Exercise task: Work through the data line by line, gathering every line that has the word "document".

Exercise inputs:

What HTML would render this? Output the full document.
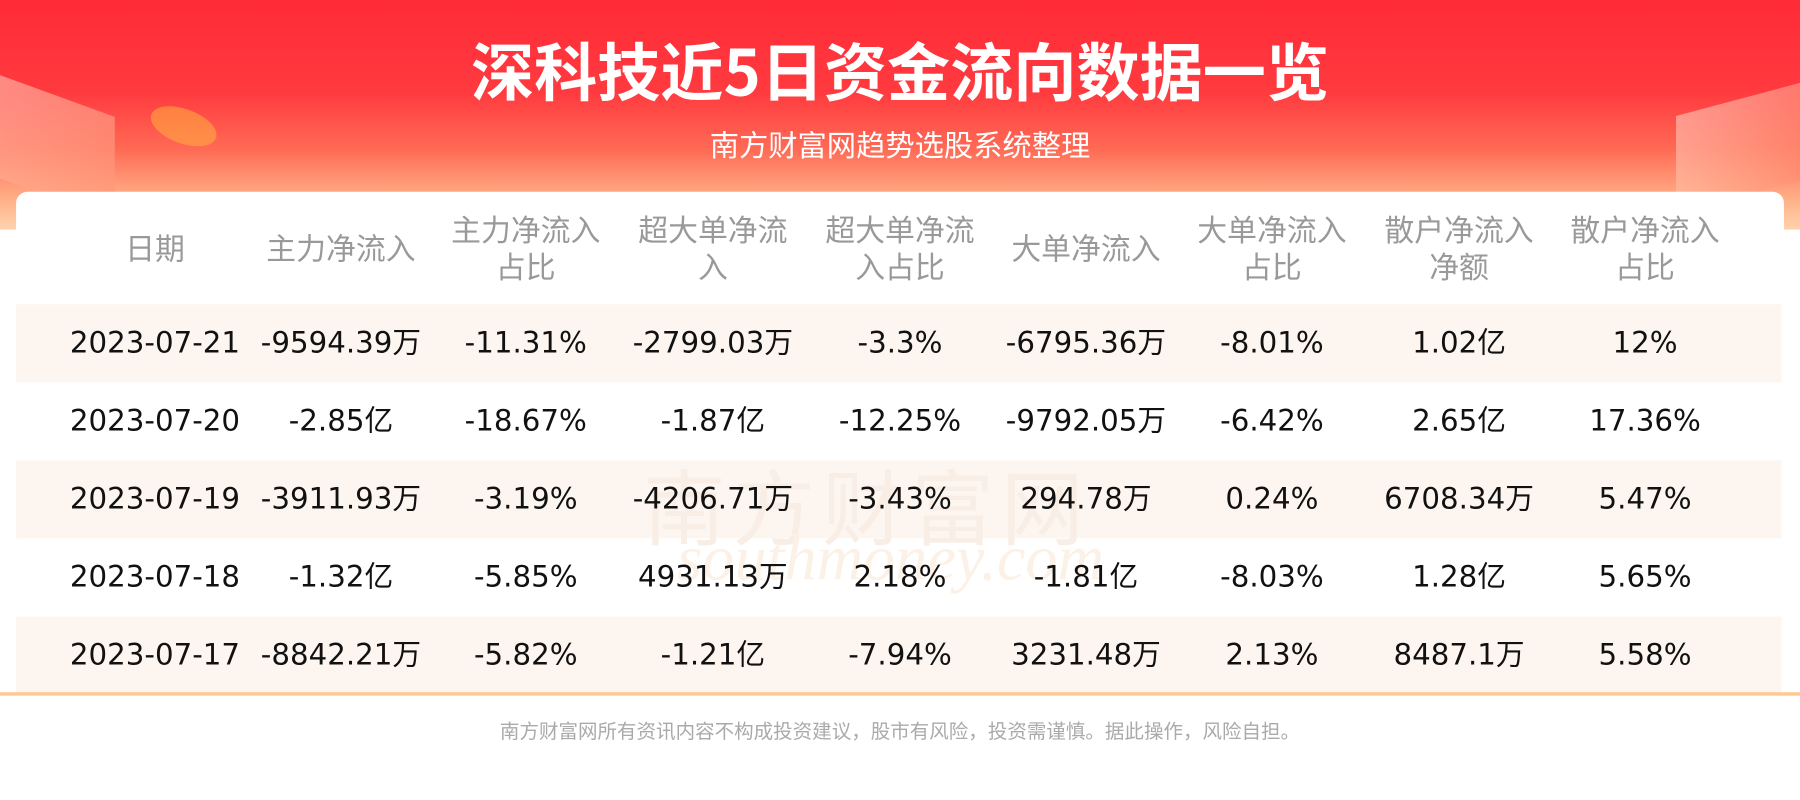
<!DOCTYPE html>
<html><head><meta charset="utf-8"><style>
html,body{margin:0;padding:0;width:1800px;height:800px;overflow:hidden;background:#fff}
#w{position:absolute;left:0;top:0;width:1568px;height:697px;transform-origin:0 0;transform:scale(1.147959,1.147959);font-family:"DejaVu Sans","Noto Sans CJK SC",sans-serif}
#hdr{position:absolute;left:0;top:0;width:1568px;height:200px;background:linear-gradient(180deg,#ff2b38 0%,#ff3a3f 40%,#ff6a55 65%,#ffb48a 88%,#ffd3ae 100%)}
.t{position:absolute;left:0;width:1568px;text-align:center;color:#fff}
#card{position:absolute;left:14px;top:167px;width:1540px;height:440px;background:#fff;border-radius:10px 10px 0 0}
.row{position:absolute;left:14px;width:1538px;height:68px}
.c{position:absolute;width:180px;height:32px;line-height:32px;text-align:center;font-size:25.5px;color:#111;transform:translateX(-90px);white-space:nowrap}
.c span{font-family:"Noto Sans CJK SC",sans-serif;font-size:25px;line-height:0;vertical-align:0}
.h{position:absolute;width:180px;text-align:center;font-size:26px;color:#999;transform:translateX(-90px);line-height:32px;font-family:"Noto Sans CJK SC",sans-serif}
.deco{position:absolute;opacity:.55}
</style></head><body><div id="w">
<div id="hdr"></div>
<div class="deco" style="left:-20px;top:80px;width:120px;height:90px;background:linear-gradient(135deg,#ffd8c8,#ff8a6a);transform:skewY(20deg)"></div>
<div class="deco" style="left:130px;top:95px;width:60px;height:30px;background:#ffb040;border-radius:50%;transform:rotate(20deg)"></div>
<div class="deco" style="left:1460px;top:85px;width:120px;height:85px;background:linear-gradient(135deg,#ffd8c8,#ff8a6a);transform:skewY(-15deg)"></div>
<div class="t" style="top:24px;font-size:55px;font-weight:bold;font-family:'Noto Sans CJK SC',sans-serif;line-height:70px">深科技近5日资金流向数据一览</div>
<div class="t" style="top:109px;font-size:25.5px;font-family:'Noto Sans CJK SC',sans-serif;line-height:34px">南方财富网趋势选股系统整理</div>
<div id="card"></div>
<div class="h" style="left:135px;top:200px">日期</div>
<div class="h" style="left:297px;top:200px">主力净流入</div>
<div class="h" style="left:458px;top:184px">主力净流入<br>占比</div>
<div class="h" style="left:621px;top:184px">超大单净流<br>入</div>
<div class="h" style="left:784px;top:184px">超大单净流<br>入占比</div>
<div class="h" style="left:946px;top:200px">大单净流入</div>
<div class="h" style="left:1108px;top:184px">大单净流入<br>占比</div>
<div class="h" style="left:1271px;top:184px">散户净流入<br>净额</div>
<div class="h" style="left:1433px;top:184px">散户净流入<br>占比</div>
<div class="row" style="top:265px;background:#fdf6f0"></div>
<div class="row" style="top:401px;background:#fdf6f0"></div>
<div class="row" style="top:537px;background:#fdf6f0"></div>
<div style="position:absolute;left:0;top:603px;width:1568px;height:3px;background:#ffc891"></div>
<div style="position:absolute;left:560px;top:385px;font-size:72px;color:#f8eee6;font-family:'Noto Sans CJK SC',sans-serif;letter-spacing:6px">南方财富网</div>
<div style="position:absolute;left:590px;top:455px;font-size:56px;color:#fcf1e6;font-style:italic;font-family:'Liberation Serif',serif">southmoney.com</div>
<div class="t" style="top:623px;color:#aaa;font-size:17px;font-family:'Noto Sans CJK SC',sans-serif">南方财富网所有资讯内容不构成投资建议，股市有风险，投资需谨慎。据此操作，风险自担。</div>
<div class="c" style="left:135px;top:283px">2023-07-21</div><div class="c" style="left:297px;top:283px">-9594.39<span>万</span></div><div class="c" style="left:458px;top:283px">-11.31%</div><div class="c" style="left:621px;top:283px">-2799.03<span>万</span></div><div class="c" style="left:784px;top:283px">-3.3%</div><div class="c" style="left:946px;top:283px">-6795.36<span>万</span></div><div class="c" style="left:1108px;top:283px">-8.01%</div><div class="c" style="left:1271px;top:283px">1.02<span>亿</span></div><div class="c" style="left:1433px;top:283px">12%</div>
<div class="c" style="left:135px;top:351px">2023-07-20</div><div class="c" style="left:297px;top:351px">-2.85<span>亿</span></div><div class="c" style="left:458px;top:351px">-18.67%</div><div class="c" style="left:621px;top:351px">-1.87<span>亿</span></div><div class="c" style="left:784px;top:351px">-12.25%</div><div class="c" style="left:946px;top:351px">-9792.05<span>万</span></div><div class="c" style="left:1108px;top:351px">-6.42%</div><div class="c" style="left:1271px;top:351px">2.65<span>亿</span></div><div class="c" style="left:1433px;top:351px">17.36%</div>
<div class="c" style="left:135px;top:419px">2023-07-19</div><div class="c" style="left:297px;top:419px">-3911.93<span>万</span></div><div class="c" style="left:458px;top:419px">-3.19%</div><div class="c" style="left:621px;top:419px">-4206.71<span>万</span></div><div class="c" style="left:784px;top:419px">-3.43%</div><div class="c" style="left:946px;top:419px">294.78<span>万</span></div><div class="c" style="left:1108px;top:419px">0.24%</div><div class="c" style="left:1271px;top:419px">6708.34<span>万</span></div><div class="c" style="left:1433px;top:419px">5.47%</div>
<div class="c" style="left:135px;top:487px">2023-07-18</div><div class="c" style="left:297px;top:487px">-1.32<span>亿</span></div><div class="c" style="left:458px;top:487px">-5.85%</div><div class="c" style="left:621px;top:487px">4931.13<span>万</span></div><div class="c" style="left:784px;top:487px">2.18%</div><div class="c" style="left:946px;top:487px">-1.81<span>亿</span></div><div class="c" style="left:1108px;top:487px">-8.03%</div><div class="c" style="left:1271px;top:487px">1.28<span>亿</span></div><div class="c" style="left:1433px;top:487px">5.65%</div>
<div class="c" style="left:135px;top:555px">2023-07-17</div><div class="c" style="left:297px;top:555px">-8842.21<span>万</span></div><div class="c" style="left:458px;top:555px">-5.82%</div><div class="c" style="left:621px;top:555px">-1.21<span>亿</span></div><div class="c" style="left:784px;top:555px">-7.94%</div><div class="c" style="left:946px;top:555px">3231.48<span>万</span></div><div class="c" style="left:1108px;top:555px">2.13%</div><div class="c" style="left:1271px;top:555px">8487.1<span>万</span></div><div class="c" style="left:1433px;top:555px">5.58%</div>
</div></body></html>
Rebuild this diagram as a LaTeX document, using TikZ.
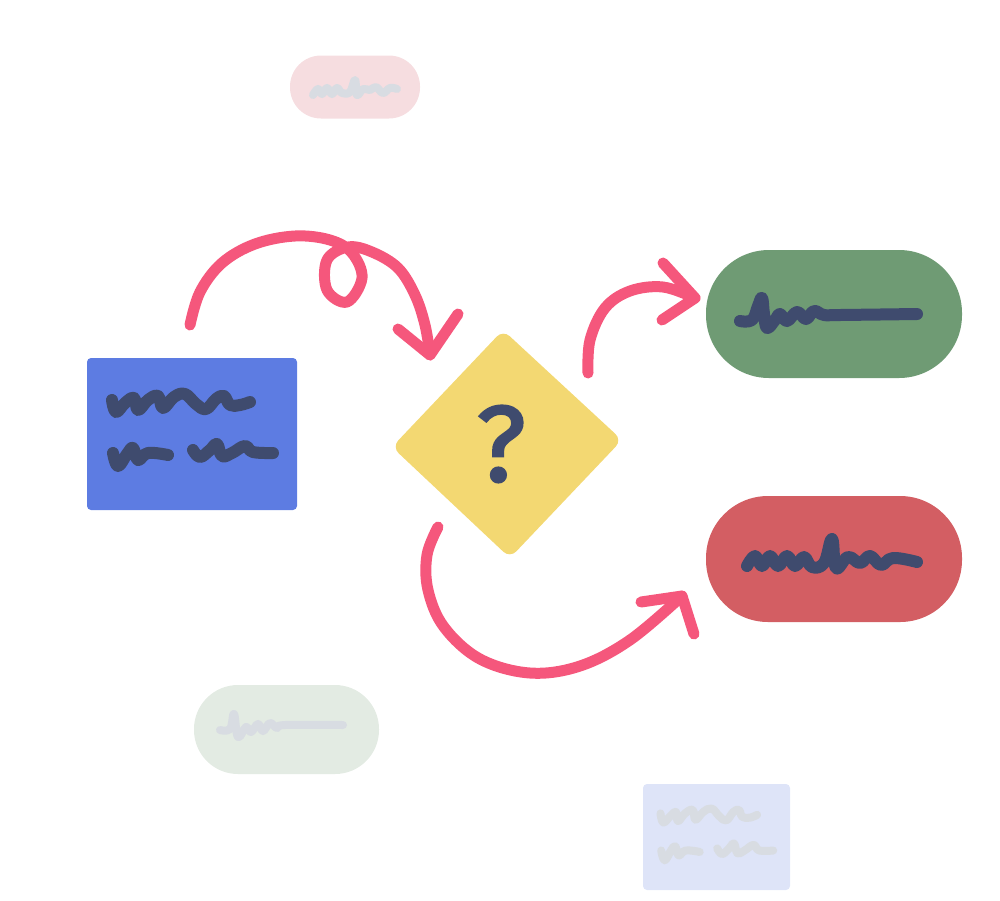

Expected output:
What HTML would render this? Output the full document.
Rebuild this diagram as a LaTeX document, using TikZ.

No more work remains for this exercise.